All of the listing below must be repeated word for word. Pictures are the only thing to omit.
-*-*-
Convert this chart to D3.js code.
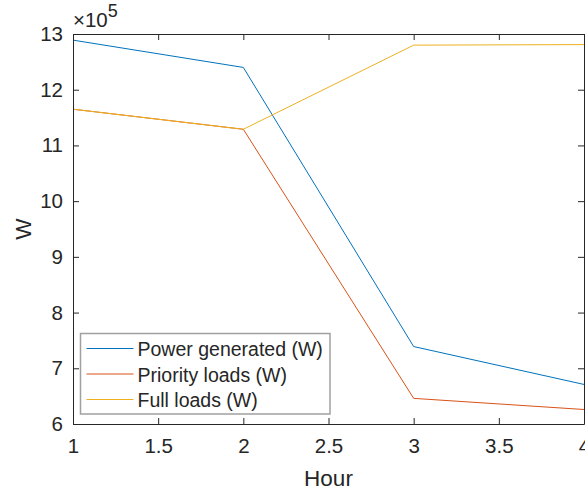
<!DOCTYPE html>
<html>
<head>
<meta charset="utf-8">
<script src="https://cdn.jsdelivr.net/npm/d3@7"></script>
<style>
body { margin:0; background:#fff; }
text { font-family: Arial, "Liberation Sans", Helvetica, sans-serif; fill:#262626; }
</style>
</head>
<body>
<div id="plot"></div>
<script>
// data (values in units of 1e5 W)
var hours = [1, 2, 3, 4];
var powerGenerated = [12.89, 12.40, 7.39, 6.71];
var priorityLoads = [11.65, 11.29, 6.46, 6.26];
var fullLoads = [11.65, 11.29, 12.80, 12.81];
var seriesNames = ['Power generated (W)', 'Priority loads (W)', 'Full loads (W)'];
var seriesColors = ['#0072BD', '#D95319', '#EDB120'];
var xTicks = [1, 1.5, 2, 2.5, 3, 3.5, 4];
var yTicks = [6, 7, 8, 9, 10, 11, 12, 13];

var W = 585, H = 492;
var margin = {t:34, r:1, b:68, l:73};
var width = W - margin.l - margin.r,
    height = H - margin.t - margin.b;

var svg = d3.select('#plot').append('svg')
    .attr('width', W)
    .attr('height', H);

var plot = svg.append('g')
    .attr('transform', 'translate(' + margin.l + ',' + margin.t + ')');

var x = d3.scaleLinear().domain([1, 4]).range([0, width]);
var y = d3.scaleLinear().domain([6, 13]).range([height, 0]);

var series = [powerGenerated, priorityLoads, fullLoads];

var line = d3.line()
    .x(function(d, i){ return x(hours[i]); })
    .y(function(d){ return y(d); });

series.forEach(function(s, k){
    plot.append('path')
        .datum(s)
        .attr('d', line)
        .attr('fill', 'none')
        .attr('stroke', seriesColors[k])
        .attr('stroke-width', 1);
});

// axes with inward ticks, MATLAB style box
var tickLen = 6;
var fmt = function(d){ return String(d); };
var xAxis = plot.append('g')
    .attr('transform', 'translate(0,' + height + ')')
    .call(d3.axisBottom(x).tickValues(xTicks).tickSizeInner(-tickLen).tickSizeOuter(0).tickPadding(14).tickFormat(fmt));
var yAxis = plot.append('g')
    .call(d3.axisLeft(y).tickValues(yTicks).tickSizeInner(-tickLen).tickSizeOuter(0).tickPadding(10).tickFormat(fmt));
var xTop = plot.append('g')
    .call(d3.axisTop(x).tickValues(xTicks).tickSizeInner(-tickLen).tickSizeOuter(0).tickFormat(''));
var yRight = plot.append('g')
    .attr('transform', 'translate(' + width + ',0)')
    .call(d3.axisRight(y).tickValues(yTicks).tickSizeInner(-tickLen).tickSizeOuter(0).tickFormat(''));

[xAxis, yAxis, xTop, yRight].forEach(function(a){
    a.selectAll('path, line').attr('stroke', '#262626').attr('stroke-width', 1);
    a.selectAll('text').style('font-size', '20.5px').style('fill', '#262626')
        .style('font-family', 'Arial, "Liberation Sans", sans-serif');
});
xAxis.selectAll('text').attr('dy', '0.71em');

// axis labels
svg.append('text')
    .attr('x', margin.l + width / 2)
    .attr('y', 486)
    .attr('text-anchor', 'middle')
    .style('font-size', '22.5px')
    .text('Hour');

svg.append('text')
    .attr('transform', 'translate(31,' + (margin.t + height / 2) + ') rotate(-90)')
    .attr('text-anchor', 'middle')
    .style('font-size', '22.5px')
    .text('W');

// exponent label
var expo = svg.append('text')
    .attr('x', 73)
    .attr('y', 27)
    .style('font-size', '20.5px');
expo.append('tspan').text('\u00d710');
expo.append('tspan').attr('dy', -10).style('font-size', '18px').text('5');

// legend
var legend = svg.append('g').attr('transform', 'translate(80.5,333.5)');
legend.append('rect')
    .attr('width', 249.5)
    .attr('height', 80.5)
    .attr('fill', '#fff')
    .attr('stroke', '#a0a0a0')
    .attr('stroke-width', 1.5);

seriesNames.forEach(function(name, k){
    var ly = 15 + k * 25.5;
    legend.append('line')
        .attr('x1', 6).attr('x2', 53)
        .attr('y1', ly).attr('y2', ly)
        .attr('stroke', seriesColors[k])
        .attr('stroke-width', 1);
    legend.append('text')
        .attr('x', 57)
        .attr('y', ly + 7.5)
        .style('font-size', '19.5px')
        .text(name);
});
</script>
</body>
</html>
-*-*-
*ANSWER TO THIS EXERCISE:*
Convert this chart to D3.js code.
<!DOCTYPE html>
<html>
<head>
<meta charset="utf-8">
<script src="https://cdn.jsdelivr.net/npm/d3@7"></script>
<style>
body { margin:0; background:#fff; }
text { font-family: Arial, "Liberation Sans", Helvetica, sans-serif; fill:#262626; }
</style>
</head>
<body>
<div id="plot"></div>
<script>
// data (values in units of 1e5 W)
var hours = [1, 2, 3, 4];
var powerGenerated = [12.89, 12.40, 7.39, 6.71];
var priorityLoads = [11.65, 11.29, 6.46, 6.26];
var fullLoads = [11.65, 11.29, 12.80, 12.81];
var seriesNames = ['Power generated (W)', 'Priority loads (W)', 'Full loads (W)'];
var seriesColors = ['#0072BD', '#D95319', '#EDB120'];
var xTicks = [1, 1.5, 2, 2.5, 3, 3.5, 4];
var yTicks = [6, 7, 8, 9, 10, 11, 12, 13];

var W = 585, H = 492;
var margin = {t:34, r:1, b:68, l:73};
var width = W - margin.l - margin.r,
    height = H - margin.t - margin.b;

var svg = d3.select('#plot').append('svg')
    .attr('width', W)
    .attr('height', H);

var plot = svg.append('g')
    .attr('transform', 'translate(' + margin.l + ',' + margin.t + ')');

var x = d3.scaleLinear().domain([1, 4]).range([0, width]);
var y = d3.scaleLinear().domain([6, 13]).range([height, 0]);

var series = [powerGenerated, priorityLoads, fullLoads];

var line = d3.line()
    .x(function(d, i){ return x(hours[i]); })
    .y(function(d){ return y(d); });

series.forEach(function(s, k){
    plot.append('path')
        .datum(s)
        .attr('d', line)
        .attr('fill', 'none')
        .attr('stroke', seriesColors[k])
        .attr('stroke-width', 1);
});

// axes with inward ticks, MATLAB style box
var tickLen = 6;
var fmt = function(d){ return String(d); };
var xAxis = plot.append('g')
    .attr('transform', 'translate(0,' + height + ')')
    .call(d3.axisBottom(x).tickValues(xTicks).tickSizeInner(-tickLen).tickSizeOuter(0).tickPadding(14).tickFormat(fmt));
var yAxis = plot.append('g')
    .call(d3.axisLeft(y).tickValues(yTicks).tickSizeInner(-tickLen).tickSizeOuter(0).tickPadding(10).tickFormat(fmt));
var xTop = plot.append('g')
    .call(d3.axisTop(x).tickValues(xTicks).tickSizeInner(-tickLen).tickSizeOuter(0).tickFormat(''));
var yRight = plot.append('g')
    .attr('transform', 'translate(' + width + ',0)')
    .call(d3.axisRight(y).tickValues(yTicks).tickSizeInner(-tickLen).tickSizeOuter(0).tickFormat(''));

[xAxis, yAxis, xTop, yRight].forEach(function(a){
    a.selectAll('path, line').attr('stroke', '#262626').attr('stroke-width', 1);
    a.selectAll('text').style('font-size', '20.5px').style('fill', '#262626')
        .style('font-family', 'Arial, "Liberation Sans", sans-serif');
});
xAxis.selectAll('text').attr('dy', '0.71em');

// axis labels
svg.append('text')
    .attr('x', margin.l + width / 2)
    .attr('y', 486)
    .attr('text-anchor', 'middle')
    .style('font-size', '22.5px')
    .text('Hour');

svg.append('text')
    .attr('transform', 'translate(31,' + (margin.t + height / 2) + ') rotate(-90)')
    .attr('text-anchor', 'middle')
    .style('font-size', '22.5px')
    .text('W');

// exponent label
var expo = svg.append('text')
    .attr('x', 73)
    .attr('y', 27)
    .style('font-size', '20.5px');
expo.append('tspan').text('\u00d710');
expo.append('tspan').attr('dy', -10).style('font-size', '18px').text('5');

// legend
var legend = svg.append('g').attr('transform', 'translate(80.5,333.5)');
legend.append('rect')
    .attr('width', 249.5)
    .attr('height', 80.5)
    .attr('fill', '#fff')
    .attr('stroke', '#a0a0a0')
    .attr('stroke-width', 1.5);

seriesNames.forEach(function(name, k){
    var ly = 15 + k * 25.5;
    legend.append('line')
        .attr('x1', 6).attr('x2', 53)
        .attr('y1', ly).attr('y2', ly)
        .attr('stroke', seriesColors[k])
        .attr('stroke-width', 1);
    legend.append('text')
        .attr('x', 57)
        .attr('y', ly + 7.5)
        .style('font-size', '19.5px')
        .text(name);
});
</script>
</body>
</html>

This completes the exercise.